Both crude benchmarks hit their lowest since December 2021 and have fallen for three straight days.
Brent crude was down $3.76, or 4.9%, to $73.69 a barrel. U.S. West Texas Intermediate crude (WTI) was down $3.72, or 5.2%, at $67.61, breaking through technical levels of $70 and $68 and extending the sell-off.
Volatility in Brent and WTI was at its highest in more than a year and both entered technically oversold territory on Wednesday.
On Tuesday, both benchmarks shed more than 4%, pressured by fears that the collapse of Silicon Valley Bank (SVB) last week and other U.S. bank failures could spark a financial crisis that would weigh on fuel demand.
Hedge funds were liquidating due to rising interest rates and economic uncertainty, said Dennis Kissler, senior vice president of trading at BOK Financial, adding that heavy pressure on U.S. stocks early Wednesday was adding to the fund liquidation in crude.

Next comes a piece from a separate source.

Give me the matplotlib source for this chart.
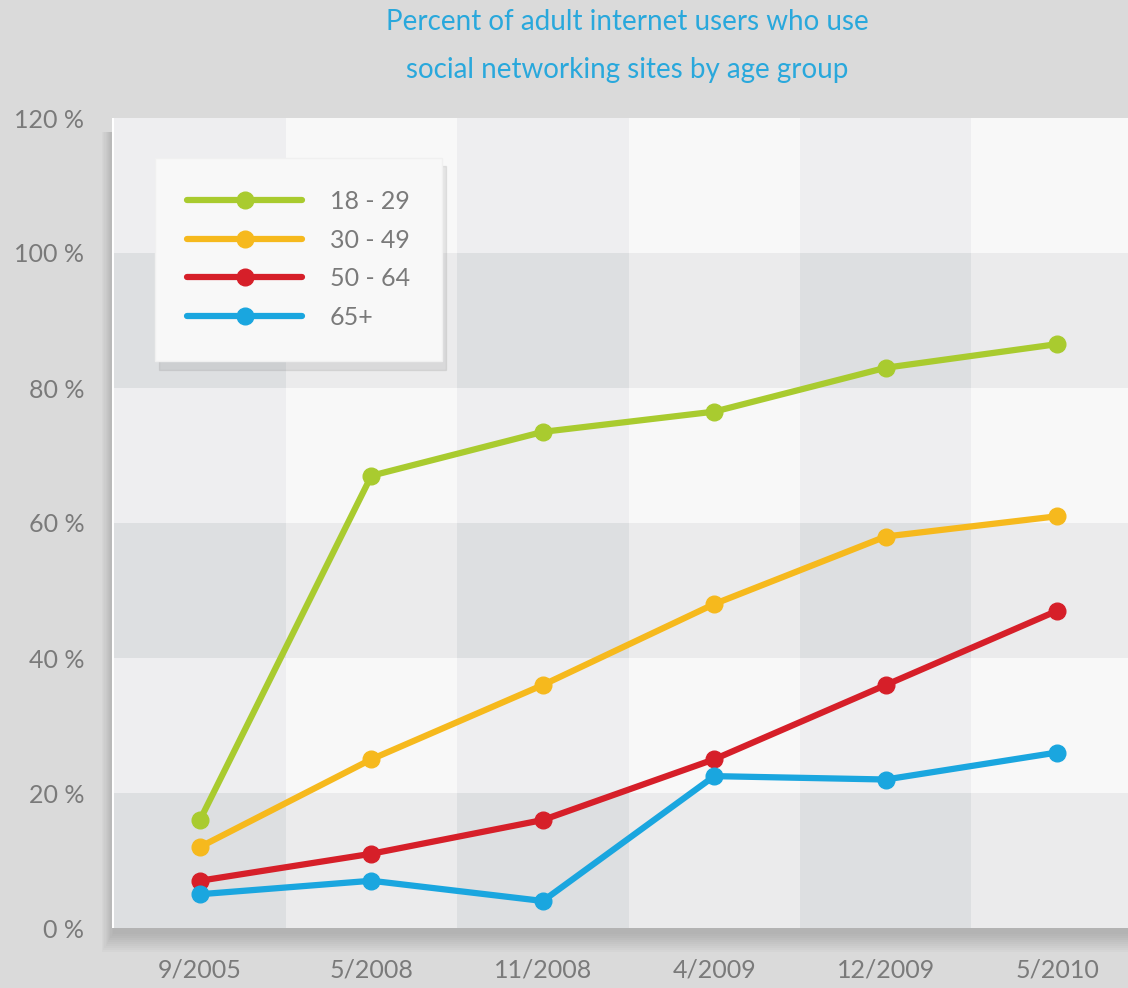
import numpy as np
import matplotlib.pyplot as plt
from matplotlib.patches import Rectangle

# data
dates = ["9/2005", "5/2008", "11/2008", "4/2009", "12/2009", "5/2010"]
age_groups = ["18 - 29", "30 - 49", "50 - 64", "65+"]
pct_18_29 = [16, 67, 73.5, 76.5, 83, 86.5]
pct_30_49 = [12, 25, 36, 48, 58, 61]
pct_50_64 = [7, 11, 16, 25, 36, 47]
pct_65_plus = [5, 7, 4, 22.5, 22, 26]
y_ticks = [0, 20, 40, 60, 80, 100, 120]

colors = ["#a9cb2f", "#f6b91d", "#d61f29", "#1aa6df"]
series = [pct_18_29, pct_30_49, pct_50_64, pct_65_plus]

plt.rcParams['font.family'] = ['Lato', 'DejaVu Sans']

fig = plt.figure(figsize=(11.28, 9.88), dpi=100, facecolor="#dadada")
ax = fig.add_axes([112 / 1128, 60 / 988, 1016 / 1128, 810 / 988])
ax.set_zorder(2)

# soft shadow behind the plot area (mostly below and to the left)
for i in range(10):
    off = 20 - 2 * i
    fig.patches.append(Rectangle(((112 - off * 0.6 + 2) / 1128, (60 - off - 4) / 988),
                                 1.2, (800 + off) / 988,
                                 transform=fig.transFigure, facecolor="#666666",
                                 alpha=0.035, edgecolor="none", zorder=0))

x = np.arange(len(dates))
ax.set_xlim(-0.513, 5.413)
ax.set_ylim(0, 120)

# checkerboard background
cell_cols = {(True, True): "#dddfe1", (True, False): "#ebebec",
             (False, True): "#eeeef0", (False, False): "#f8f8f8"}
for r in range(6):
    dark_row = (r % 2 == 0)
    for c in range(7):
        col = cell_cols[(dark_row, c % 2 == 0)]
        ax.add_patch(Rectangle((c - 0.5, r * 20), 1, 20, facecolor=col,
                               edgecolor="none", zorder=0))

for vals, col, lab in zip(series, colors, age_groups):
    ax.plot(x, vals, color=col, lw=4.5, marker="o", ms=12, label=lab,
            solid_capstyle="round", zorder=3)

for s in ax.spines.values():
    s.set_visible(False)
ax.set_xticks(x)
ax.set_xticklabels(dates, fontsize=18, color="#7a7a7a")
ax.set_yticks(y_ticks)
ax.set_yticklabels([f"{v} %" for v in y_ticks], fontsize=18, color="#7a7a7a")
ax.tick_params(axis="both", length=0)
ax.tick_params(axis="x", pad=22)
ax.tick_params(axis="y", pad=20)

leg = ax.legend(loc="upper left", bbox_to_anchor=(0.042, 0.951), fontsize=18,
                frameon=True, fancybox=False, handlelength=4.6, handletextpad=1.1,
                labelspacing=0.62, borderpad=1.3, borderaxespad=0,
                shadow={"color": "#777777", "alpha": 0.15, "ox": 3, "oy": -6})
leg.get_frame().set_facecolor("#f8f8f8")
leg.get_frame().set_edgecolor("#f0f0f0")
leg.get_frame().set_alpha(1)
for t in leg.get_texts():
    t.set_color("#7a7a7a")

fig.text(627 / 1128, 1 - 22 / 988, "Percent of adult internet users who use",
         ha="center", va="center", fontsize=20, color="#29a8dc")
fig.text(627 / 1128, 1 - 70 / 988, "social networking sites by age group",
         ha="center", va="center", fontsize=20, color="#29a8dc")

fig.savefig("out.png", dpi=100, facecolor=fig.get_facecolor())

The U.S. dollar also strengthened against a basket of currencies, making it more expensive for holders of those currencies to purchase crude.
Adding to the bearishness in the market, U.S. crude stockpiles rose by 1.6 million barrels last week, government data showed, more than the expected rise of 1.2 million barrels in a Reuters poll of analysts.
In Europe, indexes tumbled on weakness from banks. France’s CAC 40 dropped 3.6%, and Germany’s DAX lost 3.3%. The FTSE 100 in London fell 3.8%.
On Wall Street, companies in the oil and gas business had the sharpest stock drops. Helping to cushion the blow were gains for several Big Tech stocks. They’ve had their own struggles recently, but they tend to benefit from lower interest rates.
All told, the S&P 500 fell 27.36 points to 3,891.93. The Dow lost 280.83 to 31,874.57, while the Nasdaq rose 5.90 to 11,434.05.